**EXERCISE:** How many of the lines below include "this"? Give the number and no other words.

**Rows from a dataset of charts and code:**

** Start **

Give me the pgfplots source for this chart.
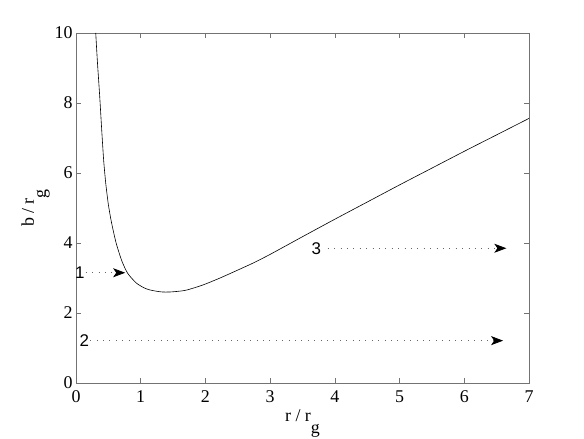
\documentclass[border=0pt]{standalone}
\usepackage{pgfplots}
\pgfplotsset{compat=1.18}
\usepackage{fontspec}
\setmainfont{Liberation Serif}
\newfontfamily\helv{Liberation Sans}
\usetikzlibrary{arrows.meta}

\begin{document}
\begin{tikzpicture}
\path[use as bounding box] (-76bp,-56bp) rectangle (508bp,383bp);
\begin{axis}[
  scale only axis, width=453bp, height=350bp,
  at={(0,0)}, anchor=south west,
  xmin=0, xmax=7, ymin=0, ymax=10,
  xtick={0,1,...,7}, ytick={0,2,...,10},
  tick align=inside, major tick length=5bp,
  axis line style={draw=black!55, line width=0.9bp},
  every tick/.style={draw=black!55, line width=0.6bp},
  /pgf/number format/assume math mode=true,
  ticklabel style={font=\fontsize{18}{18}\selectfont},
  xticklabel style={yshift=-4bp},
  clip=false,
]
\addplot[black, line width=0.6bp, smooth, tension=0.4] coordinates {
(0.305,10) (0.33,9.2) (0.366,8.2) (0.40,7.15) (0.428,6.35) (0.46,5.7)
(0.50,5.1) (0.547,4.6) (0.62,4.0) (0.71,3.48) (0.80,3.13) (0.93,2.86)
(1.05,2.72) (1.14,2.66) (1.25,2.62) (1.34,2.60) (1.45,2.60) (1.58,2.62)
(1.71,2.655) (1.96,2.80) (2.22,2.995) (2.48,3.21) (2.74,3.43) (3.0,3.675)
(3.5,4.18) (4.0,4.68) (4.5,5.17) (5.0,5.66) (5.5,6.14) (6.0,6.62)
(6.5,7.09) (7.0,7.56)
};
% annotation arrows
\draw[black!60, line width=0.8bp, dash pattern=on 0.8bp off 5.6bp,
  -{Stealth[length=12bp,width=9bp,inset=3bp,black]}]
  (axis cs:0.15,3.15) -- (axis cs:0.76,3.15);
\draw[black!60, line width=0.8bp, dash pattern=on 0.8bp off 5.6bp,
  -{Stealth[length=12bp,width=9bp,inset=3bp,black]}]
  (axis cs:0.22,1.21) -- (axis cs:6.6,1.21);
\draw[black!60, line width=0.8bp, dash pattern=on 0.8bp off 5.6bp,
  -{Stealth[length=12bp,width=9bp,inset=3bp,black]}]
  (axis cs:3.89,3.85) -- (axis cs:6.65,3.85);
\node[font=\helv\fontsize{17}{17}\selectfont, inner sep=0pt] at (axis cs:0.06,3.15) {1};
\node[font=\helv\fontsize{17}{17}\selectfont, inner sep=0pt] at (axis cs:0.13,1.21) {2};
\node[font=\helv\fontsize{17}{17}\selectfont, inner sep=0pt] at (axis cs:3.715,3.85) {3};
% axis labels
\node[anchor=base, inner sep=0pt, font=\fontsize{18}{18}\selectfont]
  at ([yshift=-38bp]rel axis cs:0.5,0) {r / r\raisebox{-12bp}{g}};
\node[anchor=base, inner sep=0pt, rotate=90, font=\fontsize{18}{18}\selectfont]
  at ([xshift=-42bp]rel axis cs:0,0.5) {b / r\raisebox{-12bp}{g}};
\end{axis}
\end{tikzpicture}
\end{document}
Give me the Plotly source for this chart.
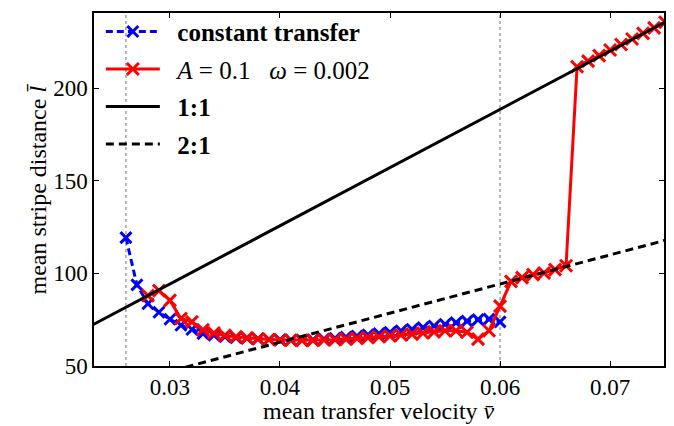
import plotly.graph_objects as go
import math

# ---- data ----
v_const = [0.026, 0.027, 0.028, 0.029, 0.030, 0.031, 0.032, 0.033, 0.034, 0.035,
           0.036, 0.037, 0.038, 0.039, 0.040, 0.041, 0.042, 0.043, 0.044, 0.045,
           0.046, 0.047, 0.048, 0.049, 0.050, 0.051, 0.052, 0.053, 0.054, 0.055,
           0.056, 0.057, 0.058, 0.059, 0.060]
l_const = [119.3, 93.8, 83.6, 79.0, 75.2, 72.0, 69.7, 67.5, 66.6, 65.8,
           65.3, 65.0, 64.6, 64.3, 64.1, 64.0, 64.0, 64.2, 64.5, 65.0,
           65.6, 66.2, 66.8, 67.5, 68.2, 69.0, 69.8, 70.7, 71.6, 72.5,
           73.4, 74.2, 75.0, 75.3, 73.8]

v_osc = [0.028, 0.029, 0.030, 0.031, 0.032, 0.033, 0.034, 0.035, 0.036, 0.037,
         0.038, 0.039, 0.040, 0.041, 0.042, 0.043, 0.044, 0.045, 0.046, 0.047,
         0.048, 0.049, 0.050, 0.051, 0.052, 0.053, 0.054, 0.055, 0.056, 0.057,
         0.058, 0.059, 0.060, 0.061, 0.062, 0.063, 0.064, 0.065, 0.066, 0.067,
         0.068, 0.069, 0.070, 0.071, 0.072, 0.073, 0.074, 0.075]
l_osc = [88.0, 90.7, 85.4, 75.6, 73.8, 69.5, 67.8, 66.5, 65.8, 65.2,
         64.7, 64.3, 64.0, 63.9, 63.8, 63.8, 64.0, 64.2, 64.5, 64.9,
         65.3, 65.8, 66.2, 66.7, 67.2, 67.8, 68.4, 69.0, 69.0, 68.2,
         64.5, 69.0, 82.3, 95.7, 97.7, 99.3, 100.2, 102.0, 104.1, 211.5,
         214.5, 217.5, 220.5, 223.5, 226.5, 229.5, 232.5, 235.5]

omega = 0.002
ratio_v = [0.02, 0.08]          # span of the reference lines
vlines = [0.026, 0.060]          # dotted markers

x_ticks = [0.03, 0.04, 0.05, 0.06, 0.07]
y_ticks = [50, 100, 150, 200]

x_title = "mean transfer velocity <i>v̄</i>"
y_title = "mean stripe distance <i>l̄</i>"

period = 2 * math.pi / omega
l_11 = [v * period for v in ratio_v]
l_21 = [v * period / 2 for v in ratio_v]

FONT = "Liberation Serif"
PAD = "\u00a0\u00a0"

fig = go.Figure()

for xv in vlines:
    fig.add_shape(type="line", xref="x", yref="paper", x0=xv, x1=xv, y0=0, y1=1,
                  line=dict(color="#a0a0a0", width=1.5, dash="dot"), layer="below")

fig.add_trace(go.Scatter(
    x=v_const, y=l_const, mode="lines+markers", name=PAD + "<b>constant transfer</b>",
    legendgroup="a",
    line=dict(color="#0000ff", width=3, dash="7px,4px"),
    marker=dict(symbol="x-thin", size=11, line=dict(color="#0000ff", width=3))))

fig.add_trace(go.Scatter(
    x=v_osc, y=l_osc, mode="lines+markers",
    name=PAD + "<i>A</i> = 0.1\u00a0\u00a0 <i>ω</i> = 0.002",
    legendgroup="b",
    line=dict(color="#ff0000", width=3),
    marker=dict(symbol="x-thin", size=12, line=dict(color="#ff0000", width=3))))

fig.add_trace(go.Scatter(
    x=ratio_v, y=l_11, mode="lines", name=PAD + "<b>1:1</b>", legendgroup="c",
    line=dict(color="black", width=3)))

fig.add_trace(go.Scatter(
    x=ratio_v, y=l_21, mode="lines", name=PAD + "<b>2:1</b>", legendgroup="d",
    line=dict(color="black", width=3, dash="8px,5px")))

axis_common = dict(
    showline=True, linecolor="black", linewidth=1.5, mirror="ticks",
    ticks="inside", ticklen=5, tickwidth=1, tickcolor="black",
    showgrid=False, zeroline=False,
    tickfont=dict(family=FONT, size=23, color="black"),
)

fig.update_xaxes(range=[0.0231, 0.0749], tickvals=x_ticks,
                 ticktext=[f"{t:.2f}" for t in x_ticks], **axis_common)
fig.update_yaxes(range=[50, 240.5], tickvals=y_ticks, **axis_common)

fig.add_annotation(text=x_title, xref="paper", yref="paper", x=0.5, y=-0.128,
                   xanchor="center", yanchor="middle", showarrow=False,
                   font=dict(family=FONT, size=24, color="black"))
fig.add_annotation(text=y_title, xref="paper", yref="paper", x=-0.1, y=0.5,
                   xanchor="center", yanchor="middle", showarrow=False, textangle=-90,
                   font=dict(family=FONT, size=24, color="black"))

fig.update_layout(
    width=674, height=426,
    margin=dict(l=86, r=18, t=1, b=68),
    paper_bgcolor="white", plot_bgcolor="white",
    showlegend=True,
    legend=dict(x=0.012, y=1.012, xanchor="left", yanchor="top",
                bgcolor="rgba(0,0,0,0)", borderwidth=0,
                font=dict(family=FONT, size=25, color="black"),
                tracegroupgap=2, itemwidth=54),
)

fig.write_html("out.html")
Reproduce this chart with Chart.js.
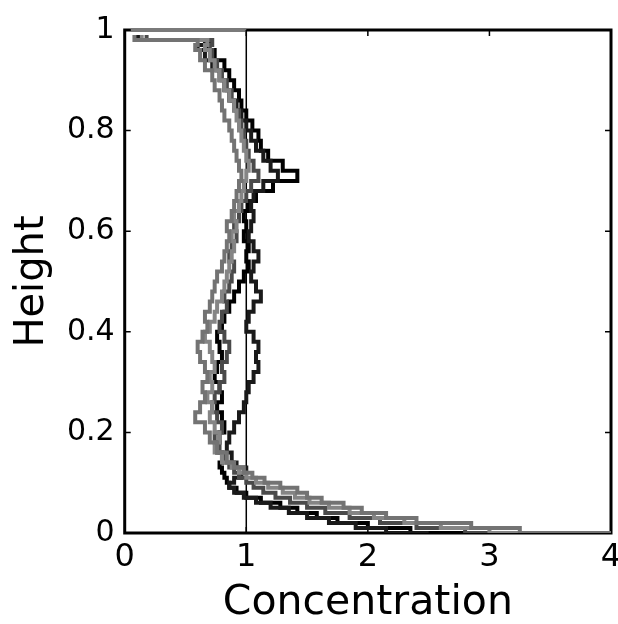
<!DOCTYPE html>
<html lang="en">
<head>
    <meta charset="UTF-8">
    <title>Concentration profiles</title>
    <script src="https://cdn.jsdelivr.net/npm/chart.js"></script>
    <style>
        body { margin: 0; background: #fff; }
    </style>
</head>
<body>
    <canvas id="myChartCanvas" width="618" height="624"></canvas>

<script>
    // heights where each profile was sampled (shared by all runs)
    const alturas = [0, 0.01, 0.02, 0.03, 0.04, 0.05, 0.06, 0.07, 0.08, 0.09,
        0.10, 0.11, 0.12, 0.13, 0.14, 0.16, 0.18, 0.20, 0.22, 0.24,
        0.26, 0.28, 0.30, 0.32, 0.34, 0.36, 0.38, 0.40, 0.42, 0.44,
        0.46, 0.48, 0.50, 0.52, 0.54, 0.56, 0.58, 0.60, 0.62, 0.64,
        0.66, 0.68, 0.70, 0.72, 0.74, 0.76, 0.78, 0.80, 0.82, 0.84,
        0.86, 0.88, 0.90, 0.92, 0.94, 0.96, 0.97, 0.98, 0.99];

    // concentration of each run at those heights
    const pretoA = [3.0, 2.35, 2.0, 1.75, 1.58, 1.42, 1.28, 1.12, 1.0, 0.92,
        0.86, 0.84, 0.82, 0.8, 0.78, 0.8, 0.76, 0.78, 0.82, 0.8,
        0.76, 0.8, 0.78, 0.74, 0.76, 0.8, 0.78, 0.76, 0.8, 0.82,
        0.86, 0.9, 0.94, 0.98, 1.02, 1.0, 1.02, 0.98, 1.0, 0.98,
        1.02, 1.08, 1.22, 1.42, 1.3, 1.18, 1.12, 1.1, 1.05, 1.0,
        0.96, 0.94, 0.9, 0.86, 0.82, 0.74, 0.68, 0.7, 0.12];

    const pretoB = [2.5, 2.15, 1.9, 1.68, 1.5, 1.35, 1.2, 1.08, 0.98, 0.9,
        0.86, 0.9, 0.96, 1.0, 0.92, 0.88, 0.84, 0.86, 0.9, 0.94,
        0.98, 1.0, 1.02, 1.06, 1.1, 1.08, 1.1, 1.06, 1.0, 1.02,
        1.06, 1.12, 1.08, 1.04, 1.06, 1.1, 1.06, 1.02, 1.04, 1.06,
        1.04, 1.06, 1.14, 1.26, 1.2, 1.14, 1.08, 1.04, 1.0, 0.96,
        0.92, 0.86, 0.82, 0.78, 0.72, 0.66, 0.6, 0.66, 0.1];

    const cinzaEscuro = [3.3, 2.8, 2.4, 2.1, 1.85, 1.65, 1.5, 1.36, 1.24, 1.14,
        1.06, 1.0, 0.94, 0.9, 0.86, 0.82, 0.78, 0.74, 0.8, 0.76,
        0.72, 0.74, 0.78, 0.82, 0.8, 0.84, 0.86, 0.82, 0.78, 0.8,
        0.84, 0.82, 0.86, 0.88, 0.9, 0.86, 0.88, 0.92, 0.9, 0.94,
        0.96, 1.0, 1.04, 1.1, 1.06, 1.02, 1.0, 0.98, 0.96, 0.94,
        0.9, 0.88, 0.84, 0.8, 0.76, 0.72, 0.7, 0.72, 0.18];

    const cinzaA = [4.0, 3.25, 2.85, 2.4, 2.15, 1.95, 1.8, 1.62, 1.5, 1.42,
        1.28, 1.15, 1.05, 0.98, 0.9, 0.84, 0.76, 0.7, 0.66, 0.58,
        0.62, 0.66, 0.64, 0.68, 0.66, 0.62, 0.6, 0.64, 0.68, 0.66,
        0.7, 0.72, 0.74, 0.76, 0.8, 0.82, 0.84, 0.86, 0.84, 0.88,
        0.9, 0.92, 0.94, 0.96, 0.94, 0.92, 0.9, 0.88, 0.86, 0.82,
        0.8, 0.78, 0.74, 0.72, 0.66, 0.62, 0.58, 0.6, 0.08];

    const cinzaB = [3.6, 3.0, 2.6, 2.3, 2.05, 1.85, 1.68, 1.52, 1.4, 1.3,
        1.18, 1.08, 1.0, 0.94, 0.88, 0.8, 0.74, 0.78, 0.74, 0.7,
        0.72, 0.68, 0.72, 0.7, 0.74, 0.72, 0.7, 0.66, 0.7, 0.74,
        0.76, 0.8, 0.82, 0.84, 0.86, 0.88, 0.9, 0.88, 0.92, 0.9,
        0.94, 0.96, 0.98, 1.0, 1.02, 1.0, 0.98, 0.96, 0.94, 0.92,
        0.9, 0.86, 0.82, 0.78, 0.74, 0.7, 0.66, 0.68, 0.14];

    // reference line (uniform concentration) and the band along the lid
    const referenciaX = [1, 1];
    const referenciaY = [0, 1];
    const tampaX = [0.05, 1.0];
    const tampaY = [1, 1];

    const xTicks = [0, 1, 2, 3, 4];
    const yTicks = [0, 0.2, 0.4, 0.6, 0.8, 1];

    function montarPontos(xs, ys) {
        return xs.map((v, i) => ({ x: v, y: ys[i] }));
    }

    function perfil(valores, cor) {
        return {
            data: montarPontos(valores, alturas),
            borderColor: cor,
            borderWidth: 4,
            stepped: 'before',
            pointRadius: 0,
            fill: false
        };
    }

    // frame round the plot + small inward ticks, drawn under the lines
    const moldura = {
        id: 'moldura',
        beforeDatasetsDraw(chart) {
            const { ctx, chartArea: a, scales } = chart;
            ctx.save();
            ctx.strokeStyle = '#000';
            ctx.lineWidth = 3;
            ctx.strokeRect(a.left, a.top, a.right - a.left, a.bottom - a.top);
            ctx.lineWidth = 1.5;
            ctx.beginPath();
            xTicks.forEach(t => {
                const px = scales.x.getPixelForValue(t);
                ctx.moveTo(px, a.bottom); ctx.lineTo(px, a.bottom - 6);
                ctx.moveTo(px, a.top); ctx.lineTo(px, a.top + 6);
            });
            yTicks.forEach(t => {
                const py = scales.y.getPixelForValue(t);
                ctx.moveTo(a.left, py); ctx.lineTo(a.left + 6, py);
                ctx.moveTo(a.right, py); ctx.lineTo(a.right - 6, py);
            });
            ctx.stroke();
            ctx.restore();
        }
    };

    Chart.defaults.font.family = "'DejaVu Sans', sans-serif";
    Chart.defaults.color = '#000';

    const dados = {
        datasets: [
            perfil(cinzaA, '#737373'),
            perfil(cinzaB, '#858585'),
            perfil(cinzaEscuro, '#4a4a4a'),
            perfil(pretoB, '#1a1a1a'),
            perfil(pretoA, '#000'),
            {
                data: montarPontos(referenciaX, referenciaY),
                borderColor: '#000',
                borderWidth: 1.5,
                pointRadius: 0
            },
            {
                data: montarPontos(tampaX, tampaY),
                borderColor: '#7a7a7a',
                borderWidth: 4,
                pointRadius: 0,
                clip: false
            }
        ]
    };

    const config = {
        type: 'line',
        data: dados,
        options: {
            responsive: false,
            animation: false,
            layout: { padding: { left: 4, top: 30, right: 7, bottom: 0 } },
            plugins: {
                legend: { display: false },
                tooltip: { enabled: false }
            },
            scales: {
                x: {
                    type: 'linear',
                    min: 0,
                    max: 4,
                    afterBuildTicks: s => { s.ticks = xTicks.map(v => ({ value: v })); },
                    // the "4" may run to the window edge, like the original
                    afterFit: s => { s.paddingRight = 0; },
                    grid: { display: false, drawTicks: false },
                    border: { display: false },
                    ticks: {
                        padding: 9,
                        font: { size: 32, lineHeight: 1 },
                        maxRotation: 0,
                        callback: v => String(v)
                    },
                    title: {
                        display: true,
                        text: 'Concentration',
                        font: { size: 41, lineHeight: 1 },
                        padding: { top: 0, bottom: 0 }
                    }
                },
                y: {
                    type: 'linear',
                    min: 0,
                    max: 1,
                    afterBuildTicks: s => { s.ticks = yTicks.map(v => ({ value: v })); },
                    grid: { display: false, drawTicks: false },
                    border: { display: false },
                    ticks: {
                        padding: 10,
                        font: { size: 30, lineHeight: 1 },
                        callback: v => String(+v.toFixed(1))
                    },
                    title: {
                        display: true,
                        text: 'Height',
                        font: { size: 40, lineHeight: 1.2 },
                        padding: { top: 5, bottom: 0 }
                    }
                }
            }
        },
        plugins: [moldura]
    };

    let myChart = new Chart(document.getElementById('myChartCanvas'), config);
</script>
</body>
</html>
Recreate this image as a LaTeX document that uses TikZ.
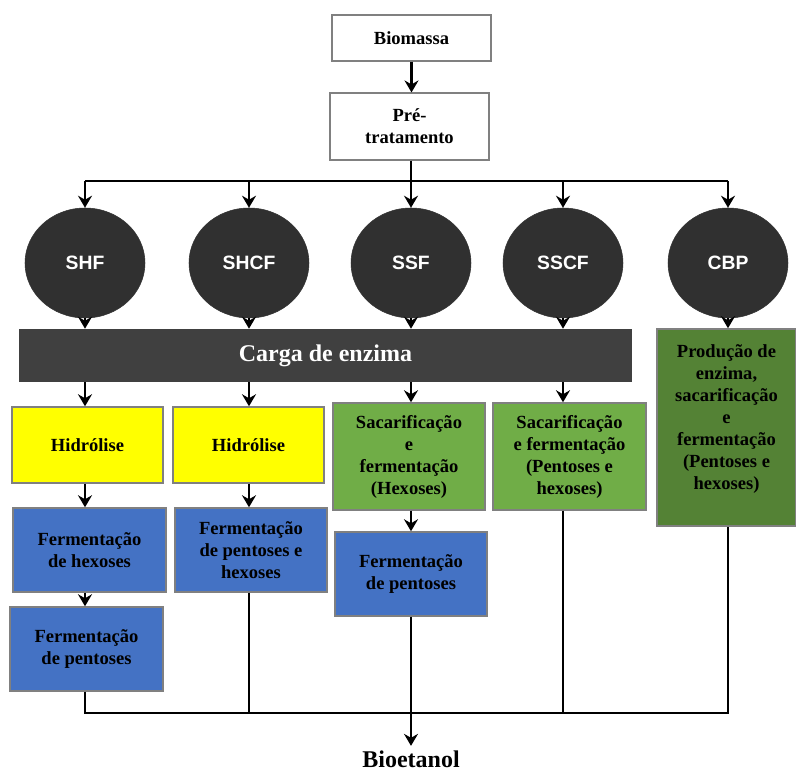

** End **

**ANSWER IN FULL:** 4